The third datapoint comes from the phone itself. Once the system has a fix on the customer’s location, the system accesses the phone’s compass and gyroscope to track the customer’s movements, continually updating the current location. Some movements provide another strong clue about precise location, such as turning around a corner. There are only so many places in the store where someone could legitimately make such a move. That data layered on top of the other datapoints can provide an increasingly precise customer location, to be mapped against the hopefully accurate planogram.

As gyroscopes on newer phones improve, the accuracy of these methods will likely also improve, Sherman said, adding that he’s hoping to see three-meter accuracy in the very near future, mostly as sales of current-generation smartphones grow.

Meijer, which has 197 stores in Michigan, Ohio, Indiana, Illinois and Kentucky, did not respond to a request for comment by Wednesday (Oct. 26).

The Meijer app initially will permit someone to search for a specific item. But future versions will enable a customer to post a full shopping list, where the app can create the most efficient store path to obtain all of those items. Like most shopping list apps, the potential for suggested items will then be almost irresistible. (“I see you like overpriced items. May I show you some French sea salts?”).

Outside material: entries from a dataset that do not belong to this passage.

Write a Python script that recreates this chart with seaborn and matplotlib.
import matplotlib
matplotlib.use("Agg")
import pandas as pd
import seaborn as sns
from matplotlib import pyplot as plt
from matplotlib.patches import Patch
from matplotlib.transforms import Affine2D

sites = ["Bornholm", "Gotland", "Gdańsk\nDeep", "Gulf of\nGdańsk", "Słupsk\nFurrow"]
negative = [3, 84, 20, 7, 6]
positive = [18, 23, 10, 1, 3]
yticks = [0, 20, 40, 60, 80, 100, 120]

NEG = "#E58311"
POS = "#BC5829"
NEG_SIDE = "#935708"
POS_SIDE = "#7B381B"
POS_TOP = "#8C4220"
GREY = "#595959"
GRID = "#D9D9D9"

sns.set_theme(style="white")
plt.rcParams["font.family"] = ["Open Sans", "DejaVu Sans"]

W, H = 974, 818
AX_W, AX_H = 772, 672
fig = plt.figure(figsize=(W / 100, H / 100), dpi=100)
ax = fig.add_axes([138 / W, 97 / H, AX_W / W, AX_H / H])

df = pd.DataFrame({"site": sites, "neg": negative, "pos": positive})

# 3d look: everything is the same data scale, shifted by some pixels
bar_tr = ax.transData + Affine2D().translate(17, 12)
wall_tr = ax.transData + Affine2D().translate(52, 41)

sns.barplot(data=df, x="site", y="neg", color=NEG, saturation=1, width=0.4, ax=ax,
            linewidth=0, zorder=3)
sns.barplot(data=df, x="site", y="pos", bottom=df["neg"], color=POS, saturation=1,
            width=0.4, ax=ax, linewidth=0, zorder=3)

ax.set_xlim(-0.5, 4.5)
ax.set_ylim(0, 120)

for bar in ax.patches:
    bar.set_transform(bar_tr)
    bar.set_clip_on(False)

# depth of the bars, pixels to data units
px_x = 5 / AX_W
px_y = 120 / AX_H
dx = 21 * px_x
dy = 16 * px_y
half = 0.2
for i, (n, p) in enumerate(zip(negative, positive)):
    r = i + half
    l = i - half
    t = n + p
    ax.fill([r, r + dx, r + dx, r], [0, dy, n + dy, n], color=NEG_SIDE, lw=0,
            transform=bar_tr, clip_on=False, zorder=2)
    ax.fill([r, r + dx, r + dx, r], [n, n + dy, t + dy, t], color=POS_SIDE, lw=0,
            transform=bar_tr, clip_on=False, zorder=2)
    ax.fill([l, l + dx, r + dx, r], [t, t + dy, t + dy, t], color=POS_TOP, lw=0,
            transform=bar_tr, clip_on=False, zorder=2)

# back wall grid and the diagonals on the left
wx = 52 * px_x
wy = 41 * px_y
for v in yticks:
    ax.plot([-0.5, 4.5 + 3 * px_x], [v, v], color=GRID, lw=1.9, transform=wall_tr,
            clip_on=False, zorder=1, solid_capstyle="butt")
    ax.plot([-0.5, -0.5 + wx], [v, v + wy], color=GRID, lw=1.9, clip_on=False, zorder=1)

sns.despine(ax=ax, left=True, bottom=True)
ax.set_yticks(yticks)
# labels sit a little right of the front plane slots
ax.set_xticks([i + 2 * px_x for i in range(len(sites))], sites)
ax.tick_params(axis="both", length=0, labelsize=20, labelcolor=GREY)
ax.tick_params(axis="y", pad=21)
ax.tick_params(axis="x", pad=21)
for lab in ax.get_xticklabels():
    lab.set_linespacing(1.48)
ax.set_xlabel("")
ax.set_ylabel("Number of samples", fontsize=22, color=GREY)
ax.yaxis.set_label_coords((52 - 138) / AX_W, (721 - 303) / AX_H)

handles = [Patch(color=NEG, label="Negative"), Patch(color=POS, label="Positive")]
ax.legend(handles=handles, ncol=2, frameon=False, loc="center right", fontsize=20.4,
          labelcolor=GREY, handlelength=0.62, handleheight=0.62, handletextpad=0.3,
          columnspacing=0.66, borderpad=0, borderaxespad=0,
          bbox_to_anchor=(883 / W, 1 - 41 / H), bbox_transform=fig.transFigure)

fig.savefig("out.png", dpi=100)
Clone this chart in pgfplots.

But that’s for the future. Right now, the app’s primary approach is to take a specifically-sought item and find it on the map and then direct the customer to it. “If you’re looking for peanut butter, it will drop a pin on the map, within a couple of feet,” Sherman said.

The problem is that customers will not likely use it just to find generic peanut butter. They’ll want to use it to find Skippy Peanut Butter, Extra Chunky, With Low Sodium. When I am dispatched on a shopping trip and have an unfamiliar item on the list, I can generally find the aisle quickly and even the rough area, so that it will get to me to “Peanut Butters” or “Dry Cereals” or “Shampoos.” The value of a mobile app is at the next level of granularity.

Instead of staring up and down through six shelves of similarly-looking product hoping to find an exact match with my shopping list, the valuable app would zero in on the item and focus a laser beam light on the exact box.

And if that exact product isn’t in stock, it would save me the time of looking for it and say, “We’re out of that item and are expecting another shipment tomorrow morning. Would you like to reserve a jar? Would you like me to point to a very similar brand? Would you like me to write a note to your wife certifying that you really tried to find it?”

That’s where the distance between a few meters, a few feet and a few inches makes a huge difference.